Representation of Non-Normative Genders
Butler's work has inspired extensive analysis of non-normative gender representations in literature and media, including androgynous characters, trans identities, and gender fluidity. These representations can challenge binary categories, denaturalize heteronormative assumptions, and imagine alternative possibilities for gendered existence. For literary analysis, this means paying attention to how texts either reinforce or destabilize the "naturalness" of gender through character, narrative structure, and language.
Political Implications of Butler's Work
Butler's theory isn't purely academic. It provides a framework for challenging oppressive gender norms and imagining social transformation. If gender is produced through repeated performances, then changing those performances can change the power structures that regulate gender.
Activism and Social Transformation
Butler's ideas have influenced activist movements that use subversive performances to challenge gender norms, from drag activism to gender-bending protests. Performative activism works by exposing the constructed nature of gender and sexuality, making visible what dominant culture treats as invisible and natural. Butler also argues that a politics of performativity can build coalitions across marginalized identities, challenging not just gender oppression but its intersections with racism, classism, and ableism.

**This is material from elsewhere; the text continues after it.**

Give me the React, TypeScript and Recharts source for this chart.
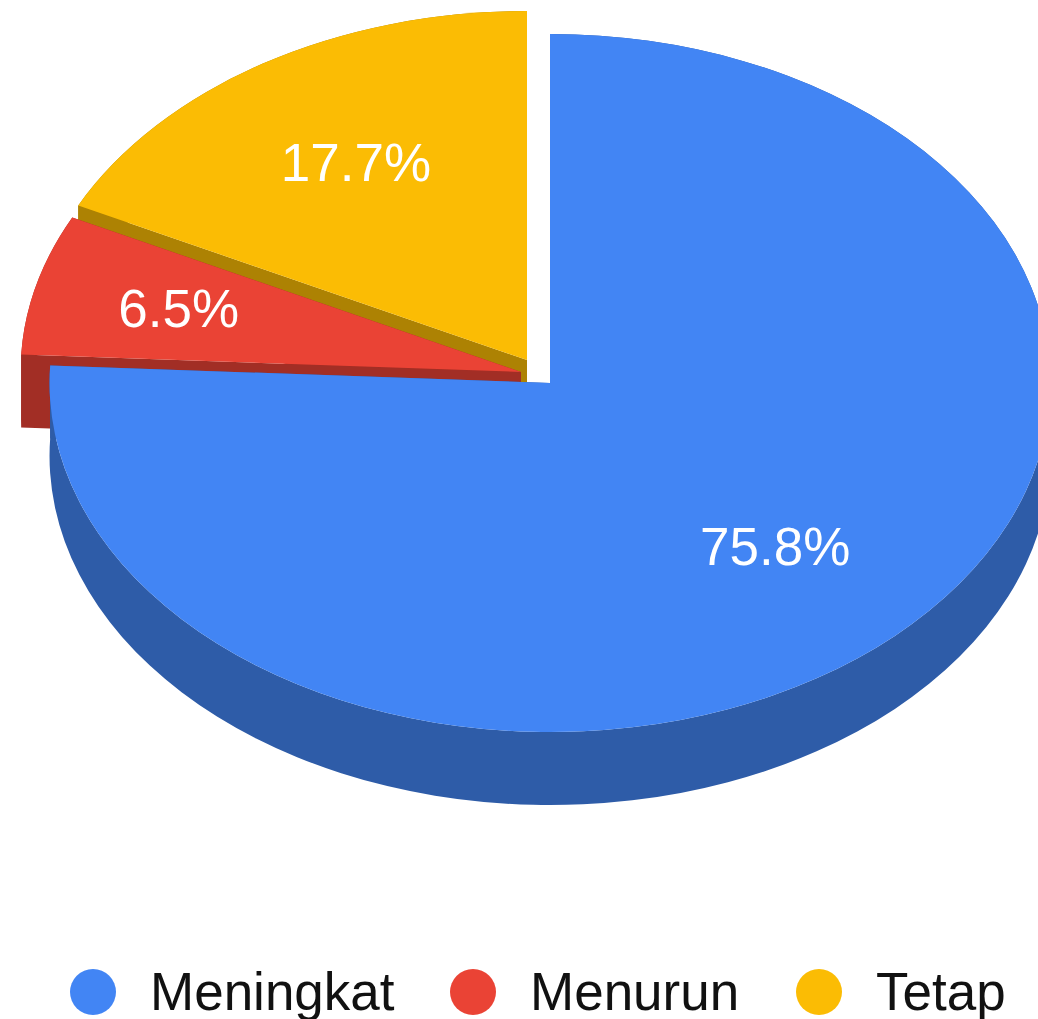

Intersectionality and Coalitional Politics
Butler insists that gender oppression never operates in isolation. It's always intertwined with race, class, sexuality, disability, and other axes of power. Any effective feminist politics must therefore be intersectional and coalitional, building solidarity across differences rather than demanding a single shared identity. This connects Butler's work to broader movements in feminist theory that reject single-axis frameworks.
Criticisms and Limitations of Butler's Theory
Butler's work has generated significant debate within feminist and queer theory. Understanding these criticisms is important for engaging with her ideas critically rather than treating them as settled truth.
Accusations of Linguistic Determinism
Some critics, notably Martha Nussbaum, argue that Butler overemphasizes language and discourse at the expense of material realities. If gender is primarily a discursive construction, what about the concrete, bodily experiences of gendered oppression: violence, poverty, lack of reproductive healthcare? Critics suggest that Butler's framework needs a stronger account of how language, materiality, and social structures interact.
Challenges to Political Efficacy of Performativity
Others question whether performative subversion actually leads to concrete political change. Subversive performances can be co-opted and commodified by dominant culture (think of corporate Pride campaigns that strip queer politics of their critical edge). Critics argue that a politics of performativity must be combined with material organizing, policy advocacy, and institutional change to achieve lasting transformation. Butler herself has addressed some of these concerns in later work, but the tension between discursive subversion and material politics remains a live debate.